PROBLEM TO SOLVE
Search the data for the word "this" and copy every line where it occurs.

************

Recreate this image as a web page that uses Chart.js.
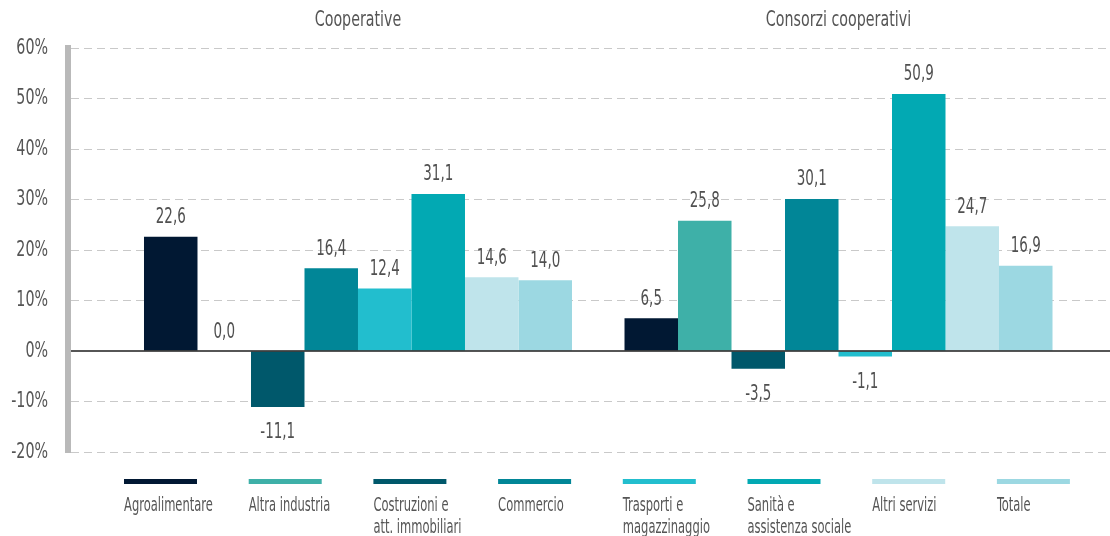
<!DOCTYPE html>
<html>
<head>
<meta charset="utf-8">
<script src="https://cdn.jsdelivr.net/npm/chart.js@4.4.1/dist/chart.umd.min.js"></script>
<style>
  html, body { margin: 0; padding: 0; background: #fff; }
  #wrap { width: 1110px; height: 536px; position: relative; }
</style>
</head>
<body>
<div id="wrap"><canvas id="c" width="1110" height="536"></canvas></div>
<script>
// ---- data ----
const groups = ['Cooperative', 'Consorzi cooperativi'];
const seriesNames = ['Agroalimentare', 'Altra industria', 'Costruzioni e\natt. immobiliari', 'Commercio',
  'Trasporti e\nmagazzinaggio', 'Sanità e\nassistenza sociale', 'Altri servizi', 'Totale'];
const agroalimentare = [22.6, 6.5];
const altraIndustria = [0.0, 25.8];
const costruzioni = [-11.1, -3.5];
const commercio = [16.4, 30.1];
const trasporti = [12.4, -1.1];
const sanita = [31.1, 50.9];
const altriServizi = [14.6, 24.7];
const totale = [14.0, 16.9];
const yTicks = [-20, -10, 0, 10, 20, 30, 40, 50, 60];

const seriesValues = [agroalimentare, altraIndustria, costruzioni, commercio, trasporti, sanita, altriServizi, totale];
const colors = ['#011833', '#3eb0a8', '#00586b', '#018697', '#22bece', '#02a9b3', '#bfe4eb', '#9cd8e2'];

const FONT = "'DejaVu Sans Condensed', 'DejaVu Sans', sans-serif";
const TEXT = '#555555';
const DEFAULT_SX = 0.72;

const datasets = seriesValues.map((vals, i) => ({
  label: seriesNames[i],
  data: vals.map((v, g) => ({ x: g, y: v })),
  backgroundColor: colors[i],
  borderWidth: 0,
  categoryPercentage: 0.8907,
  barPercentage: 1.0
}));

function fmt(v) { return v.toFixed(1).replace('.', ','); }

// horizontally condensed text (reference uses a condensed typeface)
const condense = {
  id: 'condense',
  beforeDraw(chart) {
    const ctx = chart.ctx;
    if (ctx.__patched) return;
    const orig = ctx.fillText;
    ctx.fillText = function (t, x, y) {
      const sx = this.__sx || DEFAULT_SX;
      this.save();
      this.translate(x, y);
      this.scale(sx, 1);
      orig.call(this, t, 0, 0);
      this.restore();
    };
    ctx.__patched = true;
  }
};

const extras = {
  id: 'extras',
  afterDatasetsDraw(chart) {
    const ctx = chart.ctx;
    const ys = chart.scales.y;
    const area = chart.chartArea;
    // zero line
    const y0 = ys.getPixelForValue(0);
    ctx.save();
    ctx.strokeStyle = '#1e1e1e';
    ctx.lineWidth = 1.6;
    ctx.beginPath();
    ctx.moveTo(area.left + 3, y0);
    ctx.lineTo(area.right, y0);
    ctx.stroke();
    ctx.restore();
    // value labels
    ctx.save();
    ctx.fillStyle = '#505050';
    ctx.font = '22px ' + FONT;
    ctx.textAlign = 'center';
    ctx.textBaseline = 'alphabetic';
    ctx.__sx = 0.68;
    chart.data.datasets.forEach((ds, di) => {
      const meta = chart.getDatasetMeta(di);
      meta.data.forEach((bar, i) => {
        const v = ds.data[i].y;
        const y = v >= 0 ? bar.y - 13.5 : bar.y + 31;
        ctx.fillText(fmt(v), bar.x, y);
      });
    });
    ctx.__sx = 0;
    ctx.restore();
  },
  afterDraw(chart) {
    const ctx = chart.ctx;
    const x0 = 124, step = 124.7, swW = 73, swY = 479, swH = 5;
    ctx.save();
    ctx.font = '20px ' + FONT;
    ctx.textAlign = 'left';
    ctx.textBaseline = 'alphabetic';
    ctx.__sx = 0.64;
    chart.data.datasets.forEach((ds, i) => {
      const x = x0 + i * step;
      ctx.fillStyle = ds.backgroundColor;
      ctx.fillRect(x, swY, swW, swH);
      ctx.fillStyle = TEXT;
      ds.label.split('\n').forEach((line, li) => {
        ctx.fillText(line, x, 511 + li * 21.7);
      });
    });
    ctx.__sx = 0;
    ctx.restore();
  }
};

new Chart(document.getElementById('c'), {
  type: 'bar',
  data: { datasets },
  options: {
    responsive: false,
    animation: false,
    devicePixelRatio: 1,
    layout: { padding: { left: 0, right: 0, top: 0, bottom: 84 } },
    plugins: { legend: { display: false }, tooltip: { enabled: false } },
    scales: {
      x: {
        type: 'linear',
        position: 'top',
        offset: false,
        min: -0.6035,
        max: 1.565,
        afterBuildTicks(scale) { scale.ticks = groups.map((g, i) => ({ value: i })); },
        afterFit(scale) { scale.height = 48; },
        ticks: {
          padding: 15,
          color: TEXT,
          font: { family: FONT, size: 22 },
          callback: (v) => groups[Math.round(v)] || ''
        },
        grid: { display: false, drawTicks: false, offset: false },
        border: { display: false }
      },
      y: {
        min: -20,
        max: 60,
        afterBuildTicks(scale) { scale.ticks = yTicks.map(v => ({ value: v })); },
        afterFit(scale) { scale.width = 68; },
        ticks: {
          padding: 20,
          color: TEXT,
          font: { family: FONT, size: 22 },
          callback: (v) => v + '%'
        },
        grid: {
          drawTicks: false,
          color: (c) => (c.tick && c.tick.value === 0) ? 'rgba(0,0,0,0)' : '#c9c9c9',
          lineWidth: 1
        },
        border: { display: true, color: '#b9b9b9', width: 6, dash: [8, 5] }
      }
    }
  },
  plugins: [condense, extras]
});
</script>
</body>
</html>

************

ANSWER TO THE PROBLEM
Recreate this image as a web page that uses Chart.js.
      const sx = this.__sx || DEFAULT_SX;
      this.save();
      this.translate(x, y);
      this.scale(sx, 1);
      orig.call(this, t, 0, 0);
      this.restore();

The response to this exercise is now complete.